Vale tudo, mesmo. O critério é o de achar que algum dia alguém fez uma avaliação errada, e isso pode incluir você, sim. Espero colaborações.

Comments:

Cara e queixo

Ela tinha cara e queixo de que um dia seria mais do que foi àquela noite. De uma forma ou de outra, roubou copos do rapaz ao lado para distribuí-lo com quem mais gostava – e, naquela noite, era eu esse cara. Nos dias seguintes, colou sua mão à minha enquanto caminhavamos pela praia, ela sem muita vontade de comer, eu sem muita vontade de estar em outro lugar. E assim os dias seguiram, e mais de uma vez fui bloqueado pela idéia de declarar que aquele era o dia que eu queria há tanto tempo, e que ela era a mulher que um dia eu vi marcado em um ou outro sonho.
Vi o tempo passar e os anos evaporarem em casos mal-resolvidos – e ela estava em um deles.
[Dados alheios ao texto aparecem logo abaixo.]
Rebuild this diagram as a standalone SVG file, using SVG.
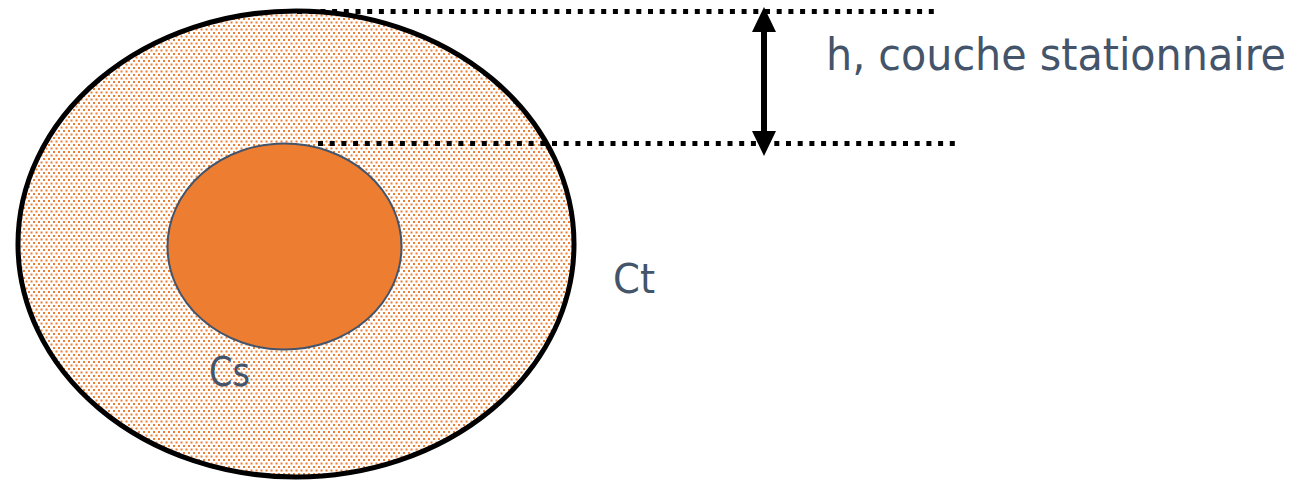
<svg xmlns="http://www.w3.org/2000/svg" width="1299" height="482" viewBox="0 0 1299 482">
  <defs>
    <pattern id="dots" patternUnits="userSpaceOnUse" width="5" height="7">
      <rect x="0" y="0" width="5" height="7" fill="#ffffff"/>
      <rect x="0.5" y="0.5" width="2" height="2" fill="#ED7D31"/>
      <rect x="3" y="4" width="2" height="2" fill="#ED7D31"/>
    </pattern>
    <style>
      .lbl { font-family: "DejaVu Sans", Verdana, sans-serif; fill: #44546A; }
      .cond { font-family: "DejaVu Sans Condensed", "DejaVu Sans", sans-serif; font-stretch: condensed; }
      .dotline { stroke: #000; stroke-width: 5; stroke-dasharray: 5 6.7; fill: none; }
    </style>
  </defs>
  <rect width="1299" height="482" fill="#ffffff"/>
  <g id="outer">
    <ellipse cx="296" cy="244" rx="278" ry="233" fill="url(#dots)" stroke="#000" stroke-width="5"/>
  </g>
  <g id="inner">
    <ellipse cx="284.5" cy="246.5" rx="117" ry="103" fill="#ED7D31" stroke="#44546A" stroke-width="2"/>
  </g>
  <g id="connectors">
    <line class="dotline" x1="297" y1="11.5" x2="935" y2="11.5"/>
    <line class="dotline" x1="318" y1="143.5" x2="957" y2="143.5"/>
    <line x1="764" y1="30" x2="764" y2="132" stroke="#000" stroke-width="6"/>
    <path d="M764,7 L752,32 L776,32 Z" fill="#000"/>
    <path d="M764,156 L752,131 L776,131 Z" fill="#000"/>
  </g>
  <g id="labels">
    <text class="lbl cond" x="826" y="70" font-size="45" textLength="460" lengthAdjust="spacingAndGlyphs">h, couche stationnaire</text>
    <text class="lbl" x="613" y="293" font-size="40" textLength="42" lengthAdjust="spacingAndGlyphs">Ct</text>
    <text class="lbl" x="209" y="386" font-size="40" textLength="41" lengthAdjust="spacingAndGlyphs">Cs</text>
  </g>
</svg>
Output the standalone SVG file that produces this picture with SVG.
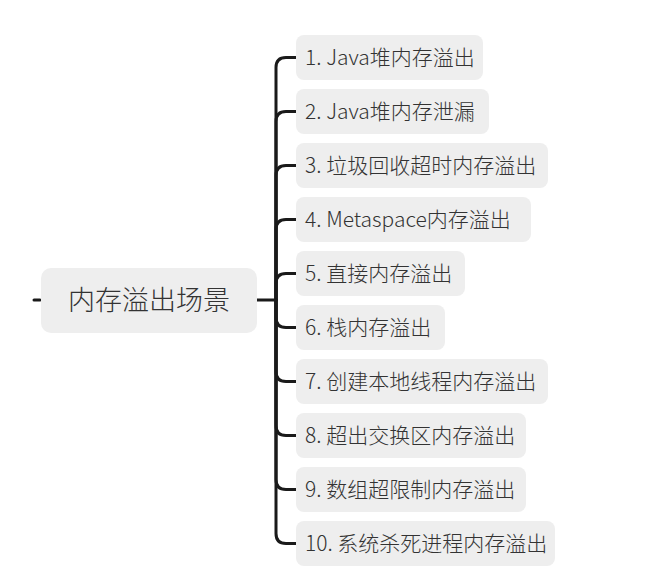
<svg xmlns="http://www.w3.org/2000/svg" width="650" height="579" viewBox="0 0 650 579">
<style>
.box{fill:#eeeeee}
.t{font-family:"Noto Sans CJK SC","Noto Sans",sans-serif;font-size:21px;font-weight:300;fill:#333333}
.rt{font-family:"Noto Sans CJK SC","Noto Sans",sans-serif;font-size:27px;font-weight:300;fill:#333333}
.c{fill:none;stroke:#1a1a1a;stroke-width:3;stroke-linecap:round;stroke-linejoin:round}
</style>
<rect width="650" height="579" fill="#ffffff"/>
<g id="connectors">
<path class="c" d="M34 300 H40"/>
<path class="c" d="M257 300 H276"/>
<path class="c" d="M296 57.5 H286 Q276 57.5 276 67.5 V300"/>
<path class="c" d="M296 111.5 H286 Q276 111.5 276 121.5 V300"/>
<path class="c" d="M296 165.5 H286 Q276 165.5 276 175.5 V300"/>
<path class="c" d="M296 219.5 H286 Q276 219.5 276 229.5 V300"/>
<path class="c" d="M296 273.5 H286 Q276 273.5 276 283.5 V300"/>
<path class="c" d="M296 327.5 H286 Q276 327.5 276 317.5 V300"/>
<path class="c" d="M296 381.5 H286 Q276 381.5 276 371.5 V300"/>
<path class="c" d="M296 435.5 H286 Q276 435.5 276 425.5 V300"/>
<path class="c" d="M296 489.5 H286 Q276 489.5 276 479.5 V300"/>
<path class="c" d="M296 543.5 H286 Q276 543.5 276 533.5 V300"/>
</g>
<g id="root">
<rect class="box" x="41" y="268" width="216" height="65" rx="10"/>
<text class="rt" x="149" y="310" text-anchor="middle">内存溢出场景</text>
</g>
<g id="n1"><rect class="box" x="296" y="35" width="187" height="45" rx="8"/><text class="t" x="305" y="65">1. Java堆内存溢出</text></g>
<g id="n2"><rect class="box" x="296" y="89" width="193" height="45" rx="8"/><text class="t" x="305" y="119">2. Java堆内存泄漏</text></g>
<g id="n3"><rect class="box" x="296" y="143" width="252" height="45" rx="8"/><text class="t" x="305" y="173">3. 垃圾回收超时内存溢出</text></g>
<g id="n4"><rect class="box" x="296" y="197" width="235" height="45" rx="8"/><text class="t" x="305" y="227">4. Metaspace内存溢出</text></g>
<g id="n5"><rect class="box" x="296" y="251" width="169" height="45" rx="8"/><text class="t" x="305" y="281">5. 直接内存溢出</text></g>
<g id="n6"><rect class="box" x="296" y="305" width="149" height="45" rx="8"/><text class="t" x="305" y="335">6. 栈内存溢出</text></g>
<g id="n7"><rect class="box" x="296" y="359" width="252" height="45" rx="8"/><text class="t" x="305" y="389">7. 创建本地线程内存溢出</text></g>
<g id="n8"><rect class="box" x="296" y="413" width="230" height="45" rx="8"/><text class="t" x="305" y="443">8. 超出交换区内存溢出</text></g>
<g id="n9"><rect class="box" x="296" y="467" width="230" height="45" rx="8"/><text class="t" x="305" y="497">9. 数组超限制内存溢出</text></g>
<g id="n10"><rect class="box" x="296" y="521" width="259" height="45" rx="8"/><text class="t" x="305" y="551">10. 系统杀死进程内存溢出</text></g>
</svg>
Na noite em que esbarrei no seu pé sem perceber que a ela pertencia, notei que ou o tempo havia passado rápido demais ou sido mais cruel que de costume. Diferenças bloquearam o amor e vi aquela tempestade transformar-se em um sopro. Não era dela a escolha feita há três anos, e eu estava novamente frustrado, à caça de mulheres que fossem mais do que aquilo.
Nesse dia percebi que a minha opinião era uma arma. Ela poderia desmontar noites quentes de inverno com lembranças mal-construídas.